**Exercise:**
Without omitting anything, retype the data that follows.

**Given information:**
============================================================
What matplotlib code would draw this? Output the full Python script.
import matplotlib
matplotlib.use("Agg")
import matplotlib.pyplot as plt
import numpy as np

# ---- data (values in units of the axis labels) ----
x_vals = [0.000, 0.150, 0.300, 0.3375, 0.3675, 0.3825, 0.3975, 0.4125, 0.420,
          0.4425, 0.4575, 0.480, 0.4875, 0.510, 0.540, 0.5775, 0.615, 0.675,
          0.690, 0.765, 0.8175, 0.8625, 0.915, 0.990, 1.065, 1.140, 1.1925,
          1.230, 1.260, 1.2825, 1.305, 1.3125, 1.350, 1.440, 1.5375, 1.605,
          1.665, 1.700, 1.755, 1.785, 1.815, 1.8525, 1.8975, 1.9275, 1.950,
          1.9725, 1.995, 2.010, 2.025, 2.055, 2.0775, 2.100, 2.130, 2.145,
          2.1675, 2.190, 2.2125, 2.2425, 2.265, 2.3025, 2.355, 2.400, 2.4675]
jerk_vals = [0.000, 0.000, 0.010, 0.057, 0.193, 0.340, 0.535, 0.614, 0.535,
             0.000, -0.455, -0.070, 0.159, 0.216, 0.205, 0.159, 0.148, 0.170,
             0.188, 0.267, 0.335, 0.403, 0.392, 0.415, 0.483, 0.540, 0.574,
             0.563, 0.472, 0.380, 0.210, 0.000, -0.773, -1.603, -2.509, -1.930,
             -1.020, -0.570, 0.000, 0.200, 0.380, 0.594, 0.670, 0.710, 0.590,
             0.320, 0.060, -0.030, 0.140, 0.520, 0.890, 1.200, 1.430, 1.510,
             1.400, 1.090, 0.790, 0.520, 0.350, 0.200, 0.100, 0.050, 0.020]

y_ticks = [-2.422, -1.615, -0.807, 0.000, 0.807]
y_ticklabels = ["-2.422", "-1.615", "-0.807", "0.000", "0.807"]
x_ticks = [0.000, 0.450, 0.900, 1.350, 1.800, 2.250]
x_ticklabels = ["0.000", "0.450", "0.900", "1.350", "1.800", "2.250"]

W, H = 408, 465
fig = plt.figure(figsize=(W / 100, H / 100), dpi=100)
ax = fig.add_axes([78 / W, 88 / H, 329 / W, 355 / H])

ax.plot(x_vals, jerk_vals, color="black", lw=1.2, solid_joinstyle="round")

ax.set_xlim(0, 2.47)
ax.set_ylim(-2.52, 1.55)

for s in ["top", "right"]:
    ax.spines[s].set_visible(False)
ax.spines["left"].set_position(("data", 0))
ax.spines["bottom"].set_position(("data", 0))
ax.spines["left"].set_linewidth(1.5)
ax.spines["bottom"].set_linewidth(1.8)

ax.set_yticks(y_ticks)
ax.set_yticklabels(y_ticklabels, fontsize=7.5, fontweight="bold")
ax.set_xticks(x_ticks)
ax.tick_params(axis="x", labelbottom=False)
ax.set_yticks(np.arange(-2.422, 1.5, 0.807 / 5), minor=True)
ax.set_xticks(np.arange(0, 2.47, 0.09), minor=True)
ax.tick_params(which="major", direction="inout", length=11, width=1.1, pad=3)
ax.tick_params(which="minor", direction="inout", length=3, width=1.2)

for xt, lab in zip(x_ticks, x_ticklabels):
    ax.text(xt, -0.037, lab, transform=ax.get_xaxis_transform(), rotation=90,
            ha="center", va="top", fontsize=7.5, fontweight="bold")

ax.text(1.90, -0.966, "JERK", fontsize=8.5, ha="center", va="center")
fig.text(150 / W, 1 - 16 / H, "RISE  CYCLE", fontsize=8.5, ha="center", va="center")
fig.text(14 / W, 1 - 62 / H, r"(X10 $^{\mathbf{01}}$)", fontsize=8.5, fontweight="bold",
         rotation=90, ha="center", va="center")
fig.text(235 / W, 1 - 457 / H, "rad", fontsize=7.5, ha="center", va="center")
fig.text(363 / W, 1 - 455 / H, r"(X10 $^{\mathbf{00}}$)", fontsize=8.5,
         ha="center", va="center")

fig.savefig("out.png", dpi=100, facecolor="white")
============================================================
**Correct output:**
What matplotlib code would draw this? Output the full Python script.
import matplotlib
matplotlib.use("Agg")
import matplotlib.pyplot as plt
import numpy as np

# ---- data (values in units of the axis labels) ----
x_vals = [0.000, 0.150, 0.300, 0.3375, 0.3675, 0.3825, 0.3975, 0.4125, 0.420,
          0.4425, 0.4575, 0.480, 0.4875, 0.510, 0.540, 0.5775, 0.615, 0.675,
          0.690, 0.765, 0.8175, 0.8625, 0.915, 0.990, 1.065, 1.140, 1.1925,
          1.230, 1.260, 1.2825, 1.305, 1.3125, 1.350, 1.440, 1.5375, 1.605,
          1.665, 1.700, 1.755, 1.785, 1.815, 1.8525, 1.8975, 1.9275, 1.950,
          1.9725, 1.995, 2.010, 2.025, 2.055, 2.0775, 2.100, 2.130, 2.145,
          2.1675, 2.190, 2.2125, 2.2425, 2.265, 2.3025, 2.355, 2.400, 2.4675]
jerk_vals = [0.000, 0.000, 0.010, 0.057, 0.193, 0.340, 0.535, 0.614, 0.535,
             0.000, -0.455, -0.070, 0.159, 0.216, 0.205, 0.159, 0.148, 0.170,
             0.188, 0.267, 0.335, 0.403, 0.392, 0.415, 0.483, 0.540, 0.574,
             0.563, 0.472, 0.380, 0.210, 0.000, -0.773, -1.603, -2.509, -1.930,
             -1.020, -0.570, 0.000, 0.200, 0.380, 0.594, 0.670, 0.710, 0.590,
             0.320, 0.060, -0.030, 0.140, 0.520, 0.890, 1.200, 1.430, 1.510,
             1.400, 1.090, 0.790, 0.520, 0.350, 0.200, 0.100, 0.050, 0.020]

y_ticks = [-2.422, -1.615, -0.807, 0.000, 0.807]
y_ticklabels = ["-2.422", "-1.615", "-0.807", "0.000", "0.807"]
x_ticks = [0.000, 0.450, 0.900, 1.350, 1.800, 2.250]
x_ticklabels = ["0.000", "0.450", "0.900", "1.350", "1.800", "2.250"]

W, H = 408, 465
fig = plt.figure(figsize=(W / 100, H / 100), dpi=100)
ax = fig.add_axes([78 / W, 88 / H, 329 / W, 355 / H])

ax.plot(x_vals, jerk_vals, color="black", lw=1.2, solid_joinstyle="round")

ax.set_xlim(0, 2.47)
ax.set_ylim(-2.52, 1.55)

for s in ["top", "right"]:
    ax.spines[s].set_visible(False)
ax.spines["left"].set_position(("data", 0))
ax.spines["bottom"].set_position(("data", 0))
ax.spines["left"].set_linewidth(1.5)
ax.spines["bottom"].set_linewidth(1.8)

ax.set_yticks(y_ticks)
ax.set_yticklabels(y_ticklabels, fontsize=7.5, fontweight="bold")
ax.set_xticks(x_ticks)
ax.tick_params(axis="x", labelbottom=False)
ax.set_yticks(np.arange(-2.422, 1.5, 0.807 / 5), minor=True)
ax.set_xticks(np.arange(0, 2.47, 0.09), minor=True)
ax.tick_params(which="major", direction="inout", length=11, width=1.1, pad=3)
ax.tick_params(which="minor", direction="inout", length=3, width=1.2)

for xt, lab in zip(x_ticks, x_ticklabels):
    ax.text(xt, -0.037, lab, transform=ax.get_xaxis_transform(), rotation=90,
            ha="center", va="top", fontsize=7.5, fontweight="bold")

ax.text(1.90, -0.966, "JERK", fontsize=8.5, ha="center", va="center")
fig.text(150 / W, 1 - 16 / H, "RISE  CYCLE", fontsize=8.5, ha="center", va="center")
fig.text(14 / W, 1 - 62 / H, r"(X10 $^{\mathbf{01}}$)", fontsize=8.5, fontweight="bold",
         rotation=90, ha="center", va="center")
fig.text(235 / W, 1 - 457 / H, "rad", fontsize=7.5, ha="center", va="center")
fig.text(363 / W, 1 - 455 / H, r"(X10 $^{\mathbf{00}}$)", fontsize=8.5,
         ha="center", va="center")

fig.savefig("out.png", dpi=100, facecolor="white")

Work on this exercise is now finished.